Correlation and composite analyses are applied to identify potentially useful preceding spring factors for the prediction of summer hot temperature extremes over the SRASR, and explore the possible physical processes explaining these links. Before correlation and composite analyses are conducted, the linear trends of all data are removed. Since there are substantial inter-annual and inter-decadal variations in hot temperature extremes over the SRASR, Fourier decomposition filtering approach is used to decompose the detrended time series of hot days or heat waves averaged over the SRASR into the inter-annual and inter-decadal components. The preceding spring predictors are identified for the inter-annual and inter-decadal components of summer hot temperature extremes over the SRASR. Based on the identified spring predictors, we further develop different statistical models to predict two different time components of hot days and heat waves over the SRASR. Take the two time components together, the detrended time series can be obtained. Then, the linear trends of summer hot days and heatwaves are put back to both observed and predicted detrended time series. Leave-one-out cross-validation is adopted to test the capability of the statistical models to predict summer hot temperature extremes over the SRASR. The predicted variances of summer hot temperature extremes explained by the statistical models can be obtained by calculating the square of the correlation coefficients of observed time series with the corresponding cross-validation estimates.
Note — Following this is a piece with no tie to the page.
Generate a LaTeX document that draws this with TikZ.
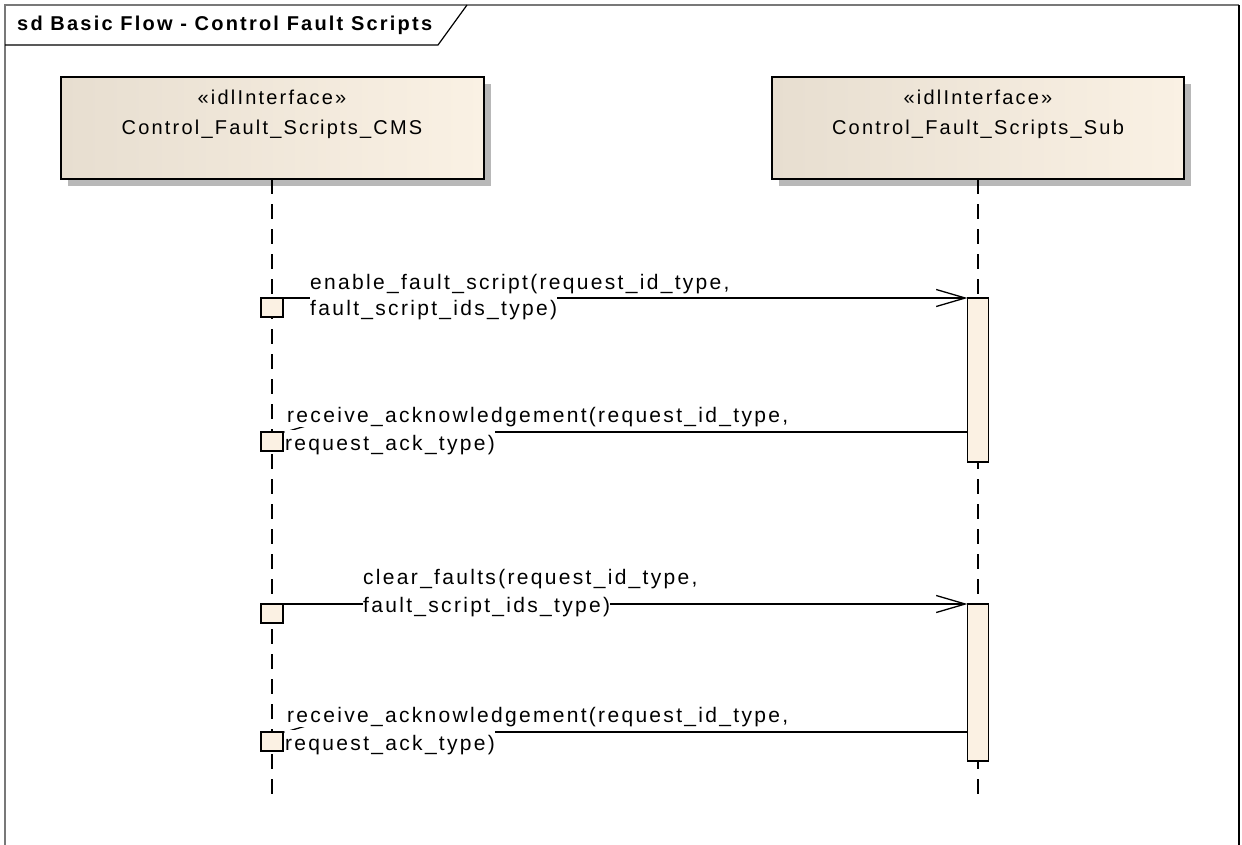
\documentclass[tikz,border=0pt]{standalone}
\usepackage{fontspec}
\setmainfont{Liberation Sans}[LetterSpace=11]
\usetikzlibrary{arrows.meta,shadows}

\definecolor{boxleft}{RGB}{231,222,208}
\definecolor{boxright}{RGB}{250,241,228}
\definecolor{actfill}{RGB}{251,241,227}
\definecolor{framegray}{RGB}{120,120,120}

\tikzset{
    lifebox/.style={draw, line width=1.5pt, left color=boxleft, right color=boxright,
        minimum height=102pt, outer sep=0pt,
        drop shadow={shadow xshift=7pt, shadow yshift=-7pt, opacity=1, fill=black!28}},
    lifeline/.style={line width=1.6pt, dash pattern=on 15pt off 10pt},
    actbox/.style={draw, line width=1.5pt, fill=actfill, minimum width=21pt, outer sep=0pt},
    callbox/.style={draw, line width=1.5pt, fill=actfill, minimum width=22pt, minimum height=19pt, outer sep=0pt, anchor=north west},
    msg/.style={line width=1.3pt},
    call/.style={msg, -{Straight Barb[length=29pt, width=17pt, line width=1.3pt]}},
    msgtxt/.style={anchor=base west, inner sep=0pt, fill=white, text height=20pt, text depth=5pt,
        font=\fontsize{21}{25}\selectfont}
}

\begin{document}
\begin{tikzpicture}[x=1pt, y=-1pt, font=\fontsize{20}{24}\selectfont]
    \useasboundingbox (0,0) rectangle (1242,844);

    %Frame and title tab
    \draw[line width=1.5pt, framegray] (5,870) -- (5,5) -- (1239,5);
    \draw[line width=1.5pt] (1239,5) -- (1239,870);
    \draw[line width=1.2pt] (5,45) -- (438,45) -- (467,5);
    \node[anchor=west, inner sep=0pt, font=\fontsize{20}{24}\selectfont\bfseries] (title) at (17,25) {sd Basic Flow - Control Fault Scripts};

    %Lifeline heads
    \node[lifebox, minimum width=423pt] (cms) at (272.5,128) {};
    \node[lifebox, minimum width=412pt] (sub) at (978,128) {};
    \node (cmsster) at (272,97) {«idlInterface»};
    \node (cmsname) at (272,129) {Control\_Fault\_Scripts\_CMS};
    \node (subster) at (978,97) {«idlInterface»};
    \node (subname) at (978,129) {Control\_Fault\_Scripts\_Sub};

    %Lifelines
    \coordinate (cmsend) at (272,795);
    \coordinate (subend) at (978,795);
    \draw[lifeline] (cmsend |- cms.south) -- (cmsend);
    \draw[lifeline] (sub.south) -- (subend);

    %Activations on Sub
    \node[actbox, minimum height=164pt] (act1) at (978,380) {};
    \node[actbox, minimum height=157pt] (act2) at (978,682.5) {};

    %Call boxes on CMS
    \foreach \n/\y in {1/298, 2/432, 3/604, 4/732} {
        \node[callbox] (c\n) at (261,\y) {};
    }

    %Messages
    \draw[call] (c1.north east) -- (act1.north west);
    \draw[call] (act1.west |- c2.north) -- (c2.north east);
    \draw[call] (c3.north east) -- (act2.north west);
    \draw[call] (act2.west |- c4.north) -- (c4.north east);

    %Message labels
    \node[msgtxt] (m1b) at (310,315) {fault\_script\_ids\_type)};
    \node[msgtxt] (m1a) at (310,289) {enable\_fault\_script(request\_id\_type,};
    \node[msgtxt] (m2b) at (285,450) {request\_ack\_type)};
    \node[msgtxt] (m2a) at (287,422) {receive\_acknowledgement(request\_id\_type,};
    \node[msgtxt] (m3b) at (363,612) {fault\_script\_ids\_type)};
    \node[msgtxt] (m3a) at (363,584) {clear\_faults(request\_id\_type,};
    \node[msgtxt] (m4b) at (285,750) {request\_ack\_type)};
    \node[msgtxt] (m4a) at (287,722) {receive\_acknowledgement(request\_id\_type,};

\end{tikzpicture}
\end{document}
Finally, we develop statistical models for the inter-annual and inter-decadal components of detrended time series of summer hot temperature extremes at each station of the SRASR using previously identified spring predictors based on the periods of 1979–2011, 1979–2012, 1979–2013, 1979–2014 and 1979–2015 to predict summer hot temperature extremes at each station in 2012, 2013, 2014, 2015 and 2016, respectively. The linear trends are put back, and spatial correlation coefficients are calculated to test the skills of statistical models in predicting spatial patterns of hot temperature extremes over the SRASR.